Now who doesn’t know the fable of the thirsty crow, who put stones in the pitcher so he could drink the drops of water created by the splash? The perseverance of the crow is something we all should learn from.
And this is Sanjay’s next lesson for entrepreneurs. The journey of an entrepreneur is laden with obstacles. But with patience and by being persistent they can achieve what they want. It might not happen right away, but with time, just as the crow managed to quench its thirst, so can the entrepreneur taste his own success.
Keep on focussing on your goals and build them persistently. In the startup world, it is easy to lose focus, when success is hard to find, but even in those trying times, it is important to remember the story of the crow who reached the water at the bottom of the pitcher. It just kept putting those pebbles in the pitcher and therein lies the solution. Entrepreneurs might need to do multiple iterations and it might lead to the right result.
“Where there is a will there is a way” is the moral of this story that till date motivates people across the world.
“Ideas Are Essential But Know How To Execute Them As Well”
The famous story of “Who would bell the cat” teaches a crucial lesson to startup owners. Being innovative is no doubt good. In the startup world, everyone talks about creative ideas. While it is good to have several great ideas, it is equally important to implement them.
The story, where one mouse came up with the brilliant idea of belling the cat to hear it when it comes was great. But then the older, wiser mouse asked, “Who would bell the cat?” and the mice were flummoxed.
“So nobody knew how to execute the idea, hence a brilliant idea might be not so brilliant if it is unexecutable,” opines Sanjay. It is not enough to have several big ideas, but if there is one that is good as well as realistic and achievable then there is nothing like it!
“Lead By Example”
The story of a young crab and his mother who was trying to teach him how to walk can very well be a great example of how people should lead by setting an example. The mother crab finds out she can not move forward as well but was asking her son to do that. She realised her mistake and apologised for it.
Similarly, in a startup environment, it is vital for leaders to do things that they want the employers to follow. People always learn by watching than by listening, this age old saying goes true for infants, toddlers, children and even adults. You can’t expect people to follow “Do as I say and not as I do”.
In a leadership position, you need to live up to the expectations that you set. You can’t expect your employees to put in extra hours when you are not doing it yourself, for example.
“Being Modest Is Necessary”
Remember the story of the bull and the bee? The bee who was so full of himself that he thought that he should inform the bull of his coming and going.

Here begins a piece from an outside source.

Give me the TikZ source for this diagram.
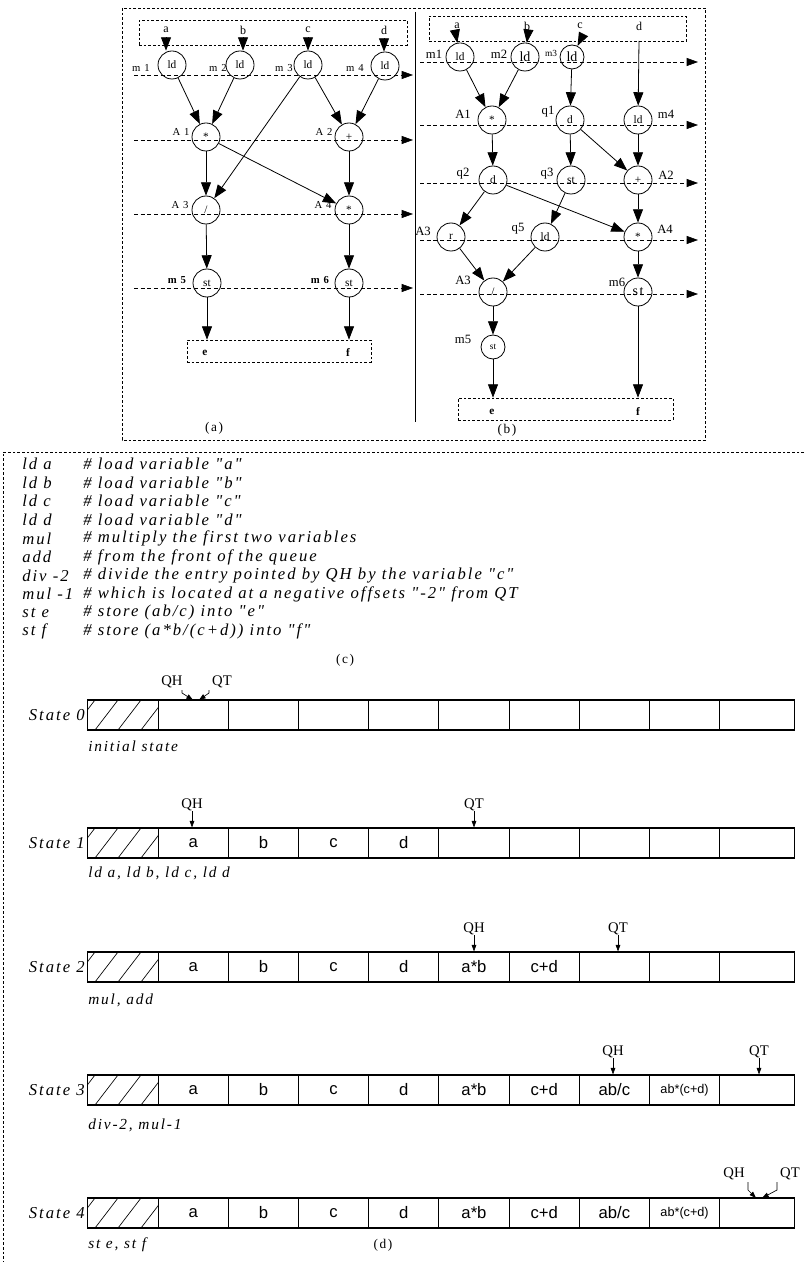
\documentclass[tikz,border=0pt]{standalone}
\usepackage{fontspec}
\setmainfont{Liberation Serif}
\newfontfamily\cellfont{Liberation Sans}
\newfontfamily\spfont[LetterSpace=12]{Liberation Serif}
\usetikzlibrary{arrows.meta}
\newcommand\abcdcell{{\fontsize{9.5}{10}\selectfont ab*(c+d)}}
\begin{document}
\begin{tikzpicture}[x=0.75pt,y=-0.75pt,
  op/.style={circle,draw,minimum size=21pt,inner sep=0pt,line width=0.6pt,font=\fontsize{8.5}{9}\selectfont},
  ops/.style={op,minimum size=18pt},
  lab/.style={inner sep=0pt,font=\spfont\fontsize{8}{9}\selectfont},
  blab/.style={lab,font=\spfont\bfseries\fontsize{8}{9}\selectfont},
  blb/.style={inner sep=0pt,font=\fontsize{9.5}{10}\selectfont},
  inlab/.style={inner sep=0pt,font=\fontsize{9}{10}\selectfont},
  arr/.style={-{Triangle[length=10pt,width=7.5pt]},line width=0.6pt},
  rowline/.style={dash pattern=on 3pt off 2pt,line width=0.5pt,-{Triangle[length=8.5pt,width=6pt]}},
  iobox/.style={draw,dash pattern=on 2pt off 1.5pt,line width=0.5pt},
  frame/.style={dash pattern=on 2pt off 1.5pt,line width=0.5pt},
  figcap/.style={inner sep=0pt,font=\spfont\fontsize{10}{12}\selectfont},
  code/.style={inner sep=0pt,anchor=west,font=\spfont\itshape\fontsize{12.5}{14}\selectfont},
  slab/.style={inner sep=0pt,anchor=east,font=\spfont\itshape\fontsize{12.5}{14}\selectfont},
  note/.style={inner sep=0pt,anchor=west,font=\spfont\itshape\fontsize{11.5}{13}\selectfont},
  cell/.style={draw,line width=0.8pt,minimum width=52.6pt,minimum height=22.5pt,inner sep=0pt,font=\cellfont\fontsize{12.5}{14}\selectfont},
  ptr/.style={inner sep=0pt,font=\fontsize{11}{13}\selectfont},
  parr/.style={-{Triangle[length=5pt,width=3.5pt]},line width=0.5pt}]
\useasboundingbox (0,0) rectangle (804,1262);
% ---------- frames ----------
\draw[frame] (122,8) rectangle (705,440);
\coordinate (dvt) at (415,12);
\coordinate (dvb) at (415,422);
\draw[line width=0.6pt] (dvt) -- (dvb);
\draw[frame] (804,452) -- (3,452) -- (3,1262);
% ---------- (a) ----------
\node[iobox,minimum width=201pt,minimum height=18.75pt] (aIn) at (273,32.5) {};
\node[op] (aM1) at (172,65) {ld};
\node[op] (aM2) at (240,65) {ld};
\node[op] (aM3) at (308,65) {ld};
\node[op] (aM4) at (385,66) {ld};
\foreach \n/\t/\x/\m in {ia/a/166/aM1,ib/b/243/aM2,ic/c/308/aM3,id/d/384/aM4}{
  \node[inlab] (a\n) at (\x,30) {\t};
  \coordinate (a\n s) at (\x,45);
  \draw[arr] (a\n s) -- (a\n s |- \m.north);}
\node[op] (aA1) at (206,137) {*};
\node[op] (aA2) at (349,137) {+};
\node[op] (aA3) at (206,210) {/};
\node[op] (aA4) at (349,210) {*};
\node[op] (aM5) at (207,283) {st};
\node[op] (aM6) at (349,283) {st};
\node[iobox,minimum width=138pt,minimum height=16.5pt] (aOut) at (279,351) {};
\node[inlab,font=\bfseries\fontsize{8.5}{9}\selectfont] (ae) at (205,353) {e};
\node[inlab,font=\bfseries\fontsize{8.5}{9}\selectfont] (af) at (348,353) {f};
\foreach \i/\y in {1/75,2/140,3/214,4/288}{
  \coordinate (aR\i a) at (134,\y); \coordinate (aR\i b) at (413,\y);
  \draw[rowline] (aR\i a) -- (aR\i b);}
\node[lab] (lm1) at (141,68) {m 1};
\node[lab] (lm2) at (218,68) {m 2};
\node[lab] (lm3) at (284,68) {m 3};
\node[lab] (lm4) at (355,68) {m 4};
\node[lab] (lA1) at (181,132) {A 1};
\node[lab] (lA2) at (324,132) {A 2};
\node[lab] (lA3) at (180,205) {A 3};
\node[lab] (lA4) at (323,205) {A 4};
\node[blab] (lm5) at (177,280) {m 5};
\node[blab] (lm6) at (320,280) {m 6};
\draw[arr] (aM1) -- (aA1);
\draw[arr] (aM2) -- (aA1);
\draw[arr] (aM3) -- (aA2);
\draw[arr] (aM4) -- (aA2);
\draw[arr] (aM3) -- (aA3);
\draw[arr] (aA1) -- (aA3);
\draw[arr] (aA1) -- (aA4);
\draw[arr] (aA2) -- (aA4);
\draw[arr] (aA3) -- (aM5);
\draw[arr] (aA4) -- (aM6);
\draw[arr] (aM5) -- (aM5 |- aOut.north);
\draw[arr] (aM6) -- (aM6 |- aOut.north);
\node[figcap] (capa) at (214,428) {(a)};
% ---------- (b) ----------
\node[iobox,minimum width=192.75pt,minimum height=18.75pt] (bIn) at (557.5,28.5) {};
\foreach \n/\t/\x in {ia/a/457,ib/b/527,ic/c/580,id/d/639}{
  \node[inlab] (b\n) at (\x,26) {\t};
  \coordinate (b\n s) at (\x,41);}
\node[op] (bM1) at (460,57) {ld};
\node[op,font=\fontsize{10.5}{11}\selectfont] (bM2) at (525,57) {ld};
\node[ops,font=\fontsize{10.5}{11}\selectfont] (bM3) at (572,57) {ld};
\node[op] (bA1) at (492,120) {*};
\node[op] (bQ1) at (570,120) {d};
\node[op] (bM4) at (638,120) {ld};
\node[op] (bQ2) at (493,180) {d};
\node[op] (bQ3) at (571,180) {st};
\node[op] (bA2) at (638,180) {+};
\node[op] (bA3r) at (451,237) {r};
\node[op] (bQ5) at (545,237) {ld};
\node[op] (bA4) at (638,237) {*};
\node[op] (bA3) at (493,292) {/};
\node[op,font=\spfont\fontsize{10.5}{11}\selectfont] (bM6) at (638,292) {st};
\node[ops,font=\fontsize{7}{8}\selectfont] (bM5) at (493,347) {st};
\node[iobox,minimum width=161pt,minimum height=16.5pt] (bOut) at (565.5,409) {};
\node[inlab,font=\bfseries\fontsize{8.5}{9}\selectfont] (be) at (492,412) {e};
\node[inlab,font=\bfseries\fontsize{8.5}{9}\selectfont] (bf) at (638,412) {f};
\foreach \i/\y in {1/62,2/125,3/183,4/240,5/294}{
  \coordinate (bR\i a) at (420,\y); \coordinate (bR\i b) at (698,\y);
  \draw[rowline] (bR\i a) -- (bR\i b);}
\node[blb] (lbm1) at (434,54) {m1};
\node[blb] (lbm2) at (499,54) {m2};
\node[blb,font=\fontsize{7}{8}\selectfont] (lbm3) at (551,53) {m3};
\node[blb] (lbA1) at (463,114) {A1};
\node[blb] (lbq1) at (548,112) {q1};
\node[blb] (lbm4) at (666,114) {m4};
\node[blb] (lbq2) at (463,174) {q2};
\node[blb] (lbq3) at (547,174) {q3};
\node[blb] (lbA2) at (666,175) {A2};
\node[blb] (lbA3r) at (423,231) {A3};
\node[blb] (lbq5) at (518,229) {q5};
\node[blb] (lbA4) at (665,229) {A4};
\node[blb] (lbA3) at (463,280) {A3};
\node[blb] (lbm6) at (617,282) {m6};
\node[blb] (lbm5) at (463,339) {m5};
\draw[arr] (bias) -- (bM1);
\draw[arr] (bibs) -- (bM2);
\draw[arr] (bics) -- (bM3);
\draw[arr] (bids) -- (bM4);
\draw[arr] (bM1) -- (bA1);
\draw[arr] (bM2) -- (bA1);
\draw[arr] (bM3) -- (bQ1);
\draw[arr] (bA1) -- (bQ2);
\draw[arr] (bQ1) -- (bQ3);
\draw[arr] (bQ1) -- (bA2);
\draw[arr] (bM4) -- (bA2);
\draw[arr] (bQ2) -- (bA3r);
\draw[arr] (bQ2) -- (bA4);
\draw[arr] (bQ3) -- (bQ5);
\draw[arr] (bA2) -- (bA4);
\draw[arr] (bA3r) -- (bA3);
\draw[arr] (bQ5) -- (bA3);
\draw[arr] (bA4) -- (bM6);
\draw[arr] (bA3) -- (bM5);
\draw[arr] (bM5) -- (bM5 |- bOut.north);
\draw[arr] (bM6) -- (bM6 |- bOut.north);
\node[figcap] (capb) at (507,430) {(b)};
% ---------- (c) code ----------
\foreach \i/\op/\cm in {0/ld a/{\# load variable "a"},
  1/ld b/{\# load variable "b"},
  2/ld c/{\# load variable "c"},
  3/ld d/{\# load variable "d"},
  4/mul/{\# multiply the first two variables},
  5/add/{\# from the front of the queue},
  6/div -2/{\# divide the entry pointed by QH by the variable "c"},
  7/mul -1/{\# which is located at a negative offsets "-2" from QT},
  8/st e/{\# store (ab/c) into "e"},
  9/st f/{\# store (a*b/(c+d)) into "f"}}{
  \node[code] (op\i) at (22,464+18.6*\i) {\op};
  \node[code] (cm\i) at (83,464+18.6*\i) {\cm};}
\node[figcap] (capc) at (345,660) {(c)};
% ---------- (d) queue states ----------
\foreach \r/\yt/\lab in {0/700/State 0,1/828/State 1,2/952/State 2,3/1075/State 3,4/1198/State 4}{
  \node[slab] (st\r) at (85,\yt+15) {\lab};
  \node[cell] (s\r-0) at (123,\yt+15) {};
  \begin{scope}
    \clip (88,\yt) rectangle (158,\yt+30);
    \foreach \k in {-1,0,1,2,3}{
      \draw[line width=0.5pt] (95+23*\k,\yt+30) -- (118+23*\k,\yt);}
  \end{scope}
}
\foreach \r/\yc/\list in {0/715/{\relax,\relax,\relax,\relax,\relax,\relax,\relax,\relax,\relax},
  1/843/{a,b,c,d,\relax,\relax,\relax,\relax,\relax},
  2/967/{a,b,c,d,a*b,c+d,\relax,\relax,\relax},
  3/1090/{a,b,c,d,a*b,c+d,ab/c,\abcdcell,\relax},
  4/1213/{a,b,c,d,a*b,c+d,ab/c,\abcdcell,\relax}}{
  \foreach \t [count=\i] in \list{
    \ifnum\i<9
      \node[cell] (s\r-\i) at (123+70.2*\i,\yc) {\t};
    \else
      \node[cell,minimum width=56.1pt] (s\r-\i) at (757.3,\yc) {};
    \fi}
}
\node[note] (n0) at (88,746) {initial state};
\node[note] (n1) at (88,873) {ld a, ld b, ld c, ld d};
\node[note] (n2) at (88,1000) {mul, add};
\node[note] (n3) at (88,1125) {div-2, mul-1};
\node[note] (n4) at (88,1245) {st e, st f};
\node[figcap] (capd) at (383,1245) {(d)};
% pointers
\node[ptr] (qh0) at (172,682) {QH};
\node[ptr] (qt0) at (222,682) {QT};
\coordinate (qh0a) at (182,690);
\coordinate (qt0a) at (209,690);
\draw[parr] (qh0a) -- (182,693) -- (193,700);
\draw[parr] (qt0a) -- (209,693) -- (199,700);
\node[ptr] (qh1) at (192,805) {QH};
\draw[parr] (qh1.south) -- (qh1.south |- s1-1.north);
\node[ptr] (qt1) at (474,805) {QT};
\draw[parr] (qt1.south) -- (qt1.south |- s1-5.north);
\node[ptr] (qh2) at (474,929) {QH};
\draw[parr] (qh2.south) -- (qh2.south |- s2-5.north);
\node[ptr] (qt2) at (618,929) {QT};
\draw[parr] (qt2.south) -- (qt2.south |- s2-7.north);
\node[ptr] (qh3) at (613,1052) {QH};
\draw[parr] (qh3.south) -- (qh3.south |- s3-7.north);
\node[ptr] (qt3) at (759,1052) {QT};
\draw[parr] (qt3.south) -- (qt3.south |- s3-9.north);
\node[ptr] (qh4) at (734,1174) {QH};
\node[ptr] (qt4) at (790,1174) {QT};
\draw[parr] (748,1182) -- (748,1190) -- (756,1198);
\draw[parr] (777,1182) -- (777,1190) -- (762,1198);
\end{tikzpicture}
\end{document}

The bull was obviously oblivious to the bee’s existence and the fact that he was sitting on the bull’s horn.
“You are not as important as you think,” states Sanjay, matter-of-factly.
Similarly, in the startup ecosystem there are several large bulls – be they competitors or investors. It is important to stay grounded even after you have tasted a bit of success. As an entrepreneur, giving yourself undue importance is not recommended. If you do that, then you might lose focus. Think of it, even the most successful entrepreneurs and industry leaders are humble all the time.
Compare yourself to the likes of Bill Gates or a Mark Zuckerberg. If they can be modest, so can you!
“Failure Might Be The Pillar of Success, But If There Is An Option, Avoid It!”
The last lesson in this series is derived from the story of ‘The Lion, The Ass and The Fox.’ They went hunting one day and got a good amount of meat. The Ass divides it equally and faces the wrath of the Lion, who attacks the Ass and adds him to the pile of meat. The Fox knows it is his turn next and he takes a very small portion and keeps the larger part for the Lion.
“The moral teaches us that though failure is not the end of the world and we should learn from our mistakes, and if it can be avoided, then we must do it at any cost,” concludes Sanjay.
These fables and the morals derived from them are valuable for entrepreneurs starting out, or even for more established players. All that matters is, one listens to good advice where one can get it.